## Start
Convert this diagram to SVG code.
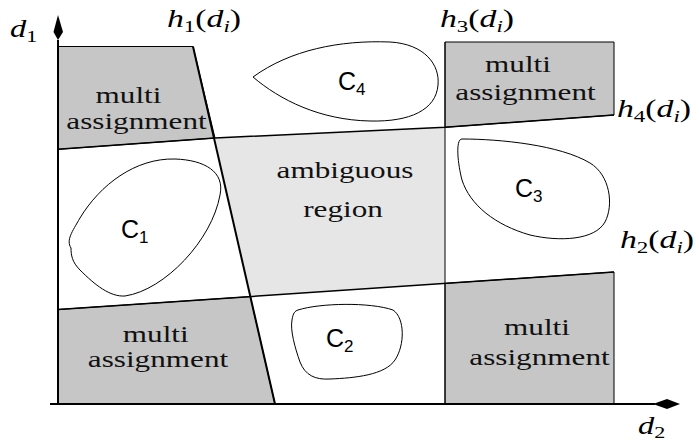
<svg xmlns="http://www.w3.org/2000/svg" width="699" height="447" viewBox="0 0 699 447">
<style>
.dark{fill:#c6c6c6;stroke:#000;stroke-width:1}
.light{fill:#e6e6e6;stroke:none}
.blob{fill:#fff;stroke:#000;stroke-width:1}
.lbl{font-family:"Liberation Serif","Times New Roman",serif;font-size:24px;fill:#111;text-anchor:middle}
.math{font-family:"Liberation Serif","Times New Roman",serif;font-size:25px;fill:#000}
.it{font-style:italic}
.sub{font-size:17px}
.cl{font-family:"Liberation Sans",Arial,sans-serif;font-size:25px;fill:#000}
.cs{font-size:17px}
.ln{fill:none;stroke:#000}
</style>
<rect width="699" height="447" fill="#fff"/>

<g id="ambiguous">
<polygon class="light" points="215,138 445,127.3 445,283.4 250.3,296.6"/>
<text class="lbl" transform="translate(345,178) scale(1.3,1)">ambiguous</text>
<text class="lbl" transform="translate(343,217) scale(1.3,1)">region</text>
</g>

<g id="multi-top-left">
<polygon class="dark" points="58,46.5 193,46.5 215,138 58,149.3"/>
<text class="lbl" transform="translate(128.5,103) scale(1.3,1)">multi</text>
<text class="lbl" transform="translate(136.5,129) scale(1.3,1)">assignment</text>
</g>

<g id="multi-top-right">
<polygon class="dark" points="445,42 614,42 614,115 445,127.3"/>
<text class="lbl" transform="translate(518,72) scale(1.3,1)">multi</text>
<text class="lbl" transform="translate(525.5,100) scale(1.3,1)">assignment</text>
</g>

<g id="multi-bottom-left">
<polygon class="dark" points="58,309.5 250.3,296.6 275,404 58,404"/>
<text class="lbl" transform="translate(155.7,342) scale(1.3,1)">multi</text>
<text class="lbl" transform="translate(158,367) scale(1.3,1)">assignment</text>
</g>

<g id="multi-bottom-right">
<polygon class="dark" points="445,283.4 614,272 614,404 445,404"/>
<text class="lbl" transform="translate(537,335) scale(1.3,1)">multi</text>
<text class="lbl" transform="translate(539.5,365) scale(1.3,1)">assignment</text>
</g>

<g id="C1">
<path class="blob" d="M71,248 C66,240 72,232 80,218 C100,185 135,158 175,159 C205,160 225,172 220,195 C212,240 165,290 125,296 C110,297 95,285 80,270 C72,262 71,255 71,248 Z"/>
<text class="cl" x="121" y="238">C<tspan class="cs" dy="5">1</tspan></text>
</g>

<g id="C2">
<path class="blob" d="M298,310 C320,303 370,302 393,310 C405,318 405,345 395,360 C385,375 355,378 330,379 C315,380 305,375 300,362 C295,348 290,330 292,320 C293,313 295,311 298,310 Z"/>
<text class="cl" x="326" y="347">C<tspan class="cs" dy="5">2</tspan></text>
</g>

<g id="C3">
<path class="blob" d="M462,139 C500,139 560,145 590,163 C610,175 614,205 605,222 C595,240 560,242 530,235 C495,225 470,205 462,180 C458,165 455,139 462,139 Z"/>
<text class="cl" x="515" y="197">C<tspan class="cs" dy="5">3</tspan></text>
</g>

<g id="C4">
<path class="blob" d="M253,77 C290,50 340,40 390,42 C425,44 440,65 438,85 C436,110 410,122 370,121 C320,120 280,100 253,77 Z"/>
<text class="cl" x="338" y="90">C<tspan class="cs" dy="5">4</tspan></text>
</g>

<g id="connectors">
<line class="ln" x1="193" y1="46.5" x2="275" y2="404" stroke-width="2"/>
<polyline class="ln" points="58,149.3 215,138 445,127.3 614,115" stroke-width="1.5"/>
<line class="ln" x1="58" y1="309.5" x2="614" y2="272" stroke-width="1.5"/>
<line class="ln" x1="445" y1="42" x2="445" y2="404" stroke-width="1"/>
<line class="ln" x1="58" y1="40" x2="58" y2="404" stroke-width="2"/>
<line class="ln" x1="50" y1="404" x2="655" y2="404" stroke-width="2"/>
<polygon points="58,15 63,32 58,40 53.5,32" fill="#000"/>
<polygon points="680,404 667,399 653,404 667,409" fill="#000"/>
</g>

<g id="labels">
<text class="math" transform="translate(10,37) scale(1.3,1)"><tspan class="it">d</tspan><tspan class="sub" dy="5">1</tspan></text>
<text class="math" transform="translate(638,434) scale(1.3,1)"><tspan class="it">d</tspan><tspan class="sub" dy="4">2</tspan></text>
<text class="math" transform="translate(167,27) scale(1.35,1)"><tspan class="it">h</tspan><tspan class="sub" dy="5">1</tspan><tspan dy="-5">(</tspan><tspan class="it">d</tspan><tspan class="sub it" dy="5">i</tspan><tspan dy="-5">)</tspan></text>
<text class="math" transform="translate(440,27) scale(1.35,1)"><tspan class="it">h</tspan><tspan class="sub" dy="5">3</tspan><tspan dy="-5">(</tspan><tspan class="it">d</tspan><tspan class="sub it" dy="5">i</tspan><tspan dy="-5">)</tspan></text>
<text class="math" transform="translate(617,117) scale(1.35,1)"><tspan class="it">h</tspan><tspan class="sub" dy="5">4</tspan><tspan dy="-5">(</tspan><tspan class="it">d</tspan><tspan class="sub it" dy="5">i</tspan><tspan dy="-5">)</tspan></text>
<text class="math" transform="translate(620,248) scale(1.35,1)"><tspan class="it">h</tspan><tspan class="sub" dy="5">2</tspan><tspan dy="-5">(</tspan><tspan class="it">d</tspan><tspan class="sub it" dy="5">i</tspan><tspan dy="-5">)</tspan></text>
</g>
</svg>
## End
## Start
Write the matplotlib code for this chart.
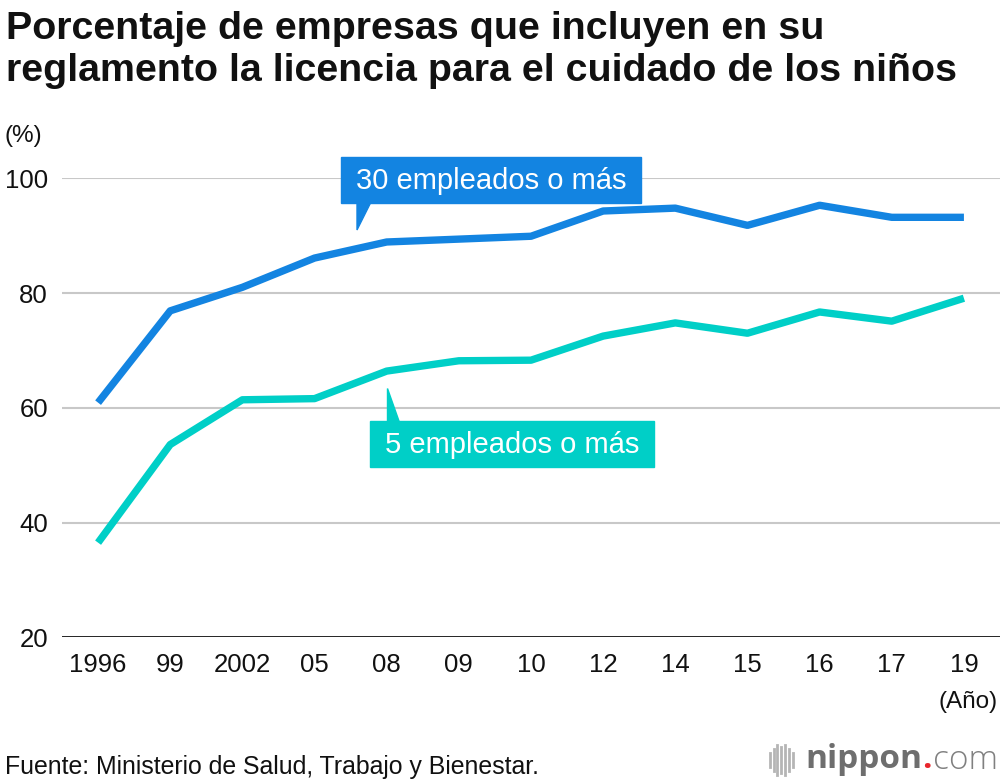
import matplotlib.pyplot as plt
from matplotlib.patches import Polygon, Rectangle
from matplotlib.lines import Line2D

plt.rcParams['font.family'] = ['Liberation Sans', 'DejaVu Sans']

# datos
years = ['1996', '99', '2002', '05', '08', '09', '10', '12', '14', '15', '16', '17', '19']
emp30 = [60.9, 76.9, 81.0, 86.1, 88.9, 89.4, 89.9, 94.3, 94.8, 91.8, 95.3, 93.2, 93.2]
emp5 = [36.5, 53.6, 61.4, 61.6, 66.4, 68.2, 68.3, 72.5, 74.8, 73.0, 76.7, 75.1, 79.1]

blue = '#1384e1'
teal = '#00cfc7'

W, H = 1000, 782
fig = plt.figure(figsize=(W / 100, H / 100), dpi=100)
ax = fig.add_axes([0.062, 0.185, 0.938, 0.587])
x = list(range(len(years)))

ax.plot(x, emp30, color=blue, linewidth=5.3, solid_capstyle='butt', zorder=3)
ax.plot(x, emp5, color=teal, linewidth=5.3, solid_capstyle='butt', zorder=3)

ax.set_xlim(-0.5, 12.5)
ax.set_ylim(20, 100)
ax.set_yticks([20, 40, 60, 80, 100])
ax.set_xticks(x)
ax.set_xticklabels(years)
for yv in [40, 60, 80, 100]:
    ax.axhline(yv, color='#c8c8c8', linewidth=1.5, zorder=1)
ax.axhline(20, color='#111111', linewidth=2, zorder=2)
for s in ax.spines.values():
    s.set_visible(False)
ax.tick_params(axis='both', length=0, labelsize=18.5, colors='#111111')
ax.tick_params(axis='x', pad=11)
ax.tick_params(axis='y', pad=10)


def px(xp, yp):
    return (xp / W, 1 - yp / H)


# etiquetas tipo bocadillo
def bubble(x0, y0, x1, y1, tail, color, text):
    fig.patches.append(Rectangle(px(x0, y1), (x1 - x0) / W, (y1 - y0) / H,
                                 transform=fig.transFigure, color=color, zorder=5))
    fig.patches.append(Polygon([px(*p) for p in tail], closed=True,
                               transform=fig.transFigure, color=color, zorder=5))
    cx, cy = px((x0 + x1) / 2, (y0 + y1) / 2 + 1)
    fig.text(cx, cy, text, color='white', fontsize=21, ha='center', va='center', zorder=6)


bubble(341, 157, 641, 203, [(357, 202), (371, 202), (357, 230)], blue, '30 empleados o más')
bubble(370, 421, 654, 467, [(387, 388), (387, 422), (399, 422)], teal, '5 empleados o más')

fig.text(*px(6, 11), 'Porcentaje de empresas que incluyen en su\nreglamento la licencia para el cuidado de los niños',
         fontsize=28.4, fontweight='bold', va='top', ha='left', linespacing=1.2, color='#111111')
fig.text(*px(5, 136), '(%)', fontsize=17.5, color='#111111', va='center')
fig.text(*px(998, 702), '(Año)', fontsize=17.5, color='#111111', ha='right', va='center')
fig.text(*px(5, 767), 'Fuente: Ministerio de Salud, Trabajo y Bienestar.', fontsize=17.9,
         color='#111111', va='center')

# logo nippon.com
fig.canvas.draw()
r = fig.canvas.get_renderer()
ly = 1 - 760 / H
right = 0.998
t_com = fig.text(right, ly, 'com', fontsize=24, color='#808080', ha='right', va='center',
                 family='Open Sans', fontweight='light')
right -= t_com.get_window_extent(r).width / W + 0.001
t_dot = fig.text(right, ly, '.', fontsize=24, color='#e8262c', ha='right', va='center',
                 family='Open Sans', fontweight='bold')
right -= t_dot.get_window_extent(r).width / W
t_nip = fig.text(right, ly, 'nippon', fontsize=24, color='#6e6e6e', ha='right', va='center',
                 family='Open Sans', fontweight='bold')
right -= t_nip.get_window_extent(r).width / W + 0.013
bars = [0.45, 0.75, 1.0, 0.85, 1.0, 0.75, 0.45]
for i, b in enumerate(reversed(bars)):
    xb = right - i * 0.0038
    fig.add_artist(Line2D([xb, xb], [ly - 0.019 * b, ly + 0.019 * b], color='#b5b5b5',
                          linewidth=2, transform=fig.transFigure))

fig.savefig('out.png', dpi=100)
## End
## What the task requires
Omit all pictures, and reproduce exactly the lines from the one holding "Write the matplotlib code for this chart." through the one holding "plt.rcParams['font.family'] = ['Liberation", both included.

## Answer to this problem
Write the matplotlib code for this chart.
import matplotlib.pyplot as plt
from matplotlib.patches import Polygon, Rectangle
from matplotlib.lines import Line2D

plt.rcParams['font.family'] = ['Liberation Sans', 'DejaVu Sans']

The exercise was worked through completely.